Trump, in what he called "Liberation Day," on Wednesday unleashed across-the-board global tariffs on US friends and foes alike with some of the most punishing rates hitting longstanding US allies.
"This is a huge change in how we deal with the world," said Danielle Pletka of the conservative American Enterprise Institute.
Trump, seeing himself as a master dealmaker, believes he can gain leverage when effectively "you take exports hostage, and then you start negotiating the price of their release."
"That's not usually how America does business. Sometimes it will do business this way with our adversaries," she said. "It is very rarely how we do business with our allies."
Heather Hurlburt, who was chief of staff to the US trade representative during former president Joe Biden's administration, said the United States traditionally has put security ties first.
"What you now have is the people around Trump saying we want to fix our economic relationships and the security relationships can follow where we approve of the economic relationships.
"That's a complete inversion in how US policy has worked," said Hurlburt, now an associate fellow at think tank Chatham House.
- Flattery fails -
In his first term, Trump confounded US allies, but many found combinations of flattery and incentives to prevent drastic actions.

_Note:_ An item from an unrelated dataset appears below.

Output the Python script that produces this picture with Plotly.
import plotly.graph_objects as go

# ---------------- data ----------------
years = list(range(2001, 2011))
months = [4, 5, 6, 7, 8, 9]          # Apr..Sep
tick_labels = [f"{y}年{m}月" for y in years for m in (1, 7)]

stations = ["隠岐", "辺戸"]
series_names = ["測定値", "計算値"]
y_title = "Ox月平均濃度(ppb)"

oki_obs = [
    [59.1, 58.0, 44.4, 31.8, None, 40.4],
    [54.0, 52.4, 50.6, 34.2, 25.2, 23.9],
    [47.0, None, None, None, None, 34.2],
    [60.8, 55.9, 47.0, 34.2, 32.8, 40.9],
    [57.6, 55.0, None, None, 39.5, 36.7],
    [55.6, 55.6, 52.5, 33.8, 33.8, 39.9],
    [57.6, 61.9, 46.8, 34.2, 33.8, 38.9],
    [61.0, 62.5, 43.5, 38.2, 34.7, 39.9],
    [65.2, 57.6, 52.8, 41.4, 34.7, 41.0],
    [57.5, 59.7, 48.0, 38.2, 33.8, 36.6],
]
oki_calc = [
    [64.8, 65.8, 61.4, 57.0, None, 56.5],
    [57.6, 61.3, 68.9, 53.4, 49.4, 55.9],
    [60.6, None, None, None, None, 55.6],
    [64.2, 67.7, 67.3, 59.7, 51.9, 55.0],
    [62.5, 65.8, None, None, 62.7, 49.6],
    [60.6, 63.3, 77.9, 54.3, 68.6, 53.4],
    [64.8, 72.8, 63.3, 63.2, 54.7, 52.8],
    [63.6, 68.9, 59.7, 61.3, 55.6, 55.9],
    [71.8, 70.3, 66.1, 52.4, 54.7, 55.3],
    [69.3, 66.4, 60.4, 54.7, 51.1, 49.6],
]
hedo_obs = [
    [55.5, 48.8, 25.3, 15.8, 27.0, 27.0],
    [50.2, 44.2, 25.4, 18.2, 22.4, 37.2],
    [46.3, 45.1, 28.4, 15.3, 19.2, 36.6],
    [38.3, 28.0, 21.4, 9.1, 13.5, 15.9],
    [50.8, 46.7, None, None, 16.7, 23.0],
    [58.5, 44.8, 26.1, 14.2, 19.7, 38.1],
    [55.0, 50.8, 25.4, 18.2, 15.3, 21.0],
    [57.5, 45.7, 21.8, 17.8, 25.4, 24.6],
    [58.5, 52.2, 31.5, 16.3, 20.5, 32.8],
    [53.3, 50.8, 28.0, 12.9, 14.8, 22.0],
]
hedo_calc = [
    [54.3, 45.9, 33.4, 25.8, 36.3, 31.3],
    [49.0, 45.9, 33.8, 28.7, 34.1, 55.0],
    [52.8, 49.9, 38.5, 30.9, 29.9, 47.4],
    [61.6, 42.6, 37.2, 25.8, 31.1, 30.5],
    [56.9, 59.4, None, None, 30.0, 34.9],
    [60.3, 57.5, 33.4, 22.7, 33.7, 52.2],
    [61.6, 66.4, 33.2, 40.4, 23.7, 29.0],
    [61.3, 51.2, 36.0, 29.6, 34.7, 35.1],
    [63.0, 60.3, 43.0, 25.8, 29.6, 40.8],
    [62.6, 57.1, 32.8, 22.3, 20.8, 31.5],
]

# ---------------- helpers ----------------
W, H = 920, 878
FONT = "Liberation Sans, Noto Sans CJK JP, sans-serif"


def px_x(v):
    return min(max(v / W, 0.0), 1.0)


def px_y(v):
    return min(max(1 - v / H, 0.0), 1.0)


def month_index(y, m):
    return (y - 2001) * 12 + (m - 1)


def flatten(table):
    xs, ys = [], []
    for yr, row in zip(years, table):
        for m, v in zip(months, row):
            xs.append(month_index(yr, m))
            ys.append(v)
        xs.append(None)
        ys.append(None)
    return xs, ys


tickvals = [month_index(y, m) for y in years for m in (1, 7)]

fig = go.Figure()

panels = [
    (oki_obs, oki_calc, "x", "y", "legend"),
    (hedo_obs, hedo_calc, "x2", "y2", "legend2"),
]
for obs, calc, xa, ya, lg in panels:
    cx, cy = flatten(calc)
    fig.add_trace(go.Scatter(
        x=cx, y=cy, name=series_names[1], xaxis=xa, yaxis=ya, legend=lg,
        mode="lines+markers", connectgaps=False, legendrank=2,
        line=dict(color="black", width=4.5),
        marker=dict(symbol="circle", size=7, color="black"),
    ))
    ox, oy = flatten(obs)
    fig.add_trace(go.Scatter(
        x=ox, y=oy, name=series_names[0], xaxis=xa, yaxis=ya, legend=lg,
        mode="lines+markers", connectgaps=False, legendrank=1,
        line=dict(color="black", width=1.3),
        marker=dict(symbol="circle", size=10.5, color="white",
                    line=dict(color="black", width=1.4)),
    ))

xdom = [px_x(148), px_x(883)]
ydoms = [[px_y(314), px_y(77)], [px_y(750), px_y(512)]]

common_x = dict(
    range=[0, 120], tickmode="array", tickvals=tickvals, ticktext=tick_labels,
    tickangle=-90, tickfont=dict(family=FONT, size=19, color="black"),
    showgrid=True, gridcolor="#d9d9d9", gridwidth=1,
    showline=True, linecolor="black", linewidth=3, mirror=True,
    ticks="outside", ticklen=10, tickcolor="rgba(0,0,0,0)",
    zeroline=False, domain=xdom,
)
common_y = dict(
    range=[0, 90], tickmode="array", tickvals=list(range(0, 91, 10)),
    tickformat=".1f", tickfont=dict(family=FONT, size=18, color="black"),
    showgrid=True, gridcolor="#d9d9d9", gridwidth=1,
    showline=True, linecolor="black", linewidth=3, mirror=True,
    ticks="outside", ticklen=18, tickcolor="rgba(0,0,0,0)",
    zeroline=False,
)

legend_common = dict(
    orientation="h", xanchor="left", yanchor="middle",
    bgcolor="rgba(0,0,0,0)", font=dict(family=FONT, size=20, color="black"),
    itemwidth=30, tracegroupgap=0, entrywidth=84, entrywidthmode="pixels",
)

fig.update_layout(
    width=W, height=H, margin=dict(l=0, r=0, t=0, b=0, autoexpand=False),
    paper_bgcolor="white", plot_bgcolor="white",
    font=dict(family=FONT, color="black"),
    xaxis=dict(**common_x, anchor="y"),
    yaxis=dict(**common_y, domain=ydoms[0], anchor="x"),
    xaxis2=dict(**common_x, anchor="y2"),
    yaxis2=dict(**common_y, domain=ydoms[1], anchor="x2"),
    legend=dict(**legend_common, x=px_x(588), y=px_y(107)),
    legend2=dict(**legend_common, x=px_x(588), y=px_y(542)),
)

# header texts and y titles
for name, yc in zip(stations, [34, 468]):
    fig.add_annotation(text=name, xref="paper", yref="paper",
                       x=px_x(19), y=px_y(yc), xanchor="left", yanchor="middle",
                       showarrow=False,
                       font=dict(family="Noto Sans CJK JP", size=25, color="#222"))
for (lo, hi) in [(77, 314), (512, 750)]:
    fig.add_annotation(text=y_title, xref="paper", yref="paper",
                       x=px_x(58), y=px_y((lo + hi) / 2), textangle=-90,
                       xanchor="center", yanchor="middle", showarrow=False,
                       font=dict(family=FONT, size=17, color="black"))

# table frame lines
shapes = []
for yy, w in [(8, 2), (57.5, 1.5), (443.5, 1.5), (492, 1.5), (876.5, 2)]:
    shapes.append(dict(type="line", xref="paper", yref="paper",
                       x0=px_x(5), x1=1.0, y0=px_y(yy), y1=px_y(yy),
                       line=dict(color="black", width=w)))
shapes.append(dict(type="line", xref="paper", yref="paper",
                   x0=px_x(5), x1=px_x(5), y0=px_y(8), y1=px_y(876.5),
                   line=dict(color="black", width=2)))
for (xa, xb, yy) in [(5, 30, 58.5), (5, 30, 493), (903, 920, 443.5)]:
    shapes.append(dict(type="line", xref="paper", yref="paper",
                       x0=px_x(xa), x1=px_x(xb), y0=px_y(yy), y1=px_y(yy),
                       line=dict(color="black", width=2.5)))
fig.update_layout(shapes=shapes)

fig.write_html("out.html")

Japan's late prime minister Shinzo Abe, whom Trump singled out for praise at Wednesday's event, had gifted the Republican mogul a golden golf club, building a rapport that helped shield Japan.
French President Emmanuel Macron, in office during both Trump terms, has feted him with an Eiffel Tower dinner and a seat of honor at a military parade. Macron notched up some successes, including persuading Trump to reverse course on pulling out of Syria.
In the White House Rose Garden on Wednesday, Trump instead basked in praise from a blue-collar worker who declared Trump the greatest president ever as he was invited to the podium.
Ahead of the tariffs, some US partners tried to woo Trump with big announcements. Chipmaking giant TSMC of Taiwan, which counts on the United States for security against China, last month said it would invest $100 million in the United States.
Trump acknowledged the investment in his remarks but said that Taiwan "took all of our computer chips and semiconductors" and announced 32 percent tariffs on its exports.
A Washington-based diplomat of one country hit by heavy tariffs said his government decided on a quiet approach, reaching out to Trump officials to plead for cooperation.
"It didn't work at all. The tariffs are much higher than anything we were expecting," he said on condition of anonymity.
- 'Nationalism' on two fronts -
Trump, in sharp contrast to Biden, has piled pressure on allies. He has demanded Europe spend more on its own defense and take the lead in arming Ukraine.
Vice President JD Vance, in an interview with Breitbart News, said the United States would no longer be the "piggy bank of the world" and drew a link between economic and security policies.
"In a word, it's nationalism," he told the right-wing outlet. "In our economic policy, we're going to fight back against ridiculous trade practices. In our foreign policy, we're going to stop starting stupid wars."
Trump has vowed to generate "trillions of dollars" from tariffs to reduce taxes and stimulate domestic manufacturing.
Most mainstream economists dismiss Trump's logic, noting that tariff costs will be passed on to consumers. Wall Street on Thursday suffered its worst fall in five years.
Hurlburt, the Chatham House expert, said that policymakers around Trump consider tariffs an "opening move" to reshape the economic order, with tariffs eventually stabilizing at a "reciprocal level" and a weaker dollar boosting US exports.
To achieve such a long-term transformation, she said, "you need at least some level of cooperation with other countries" -- which will need to be certain that they can make deals that the United States will honor.
"It's a little unclear that other countries will indeed conclude that negotiating with us is a good investment," she said.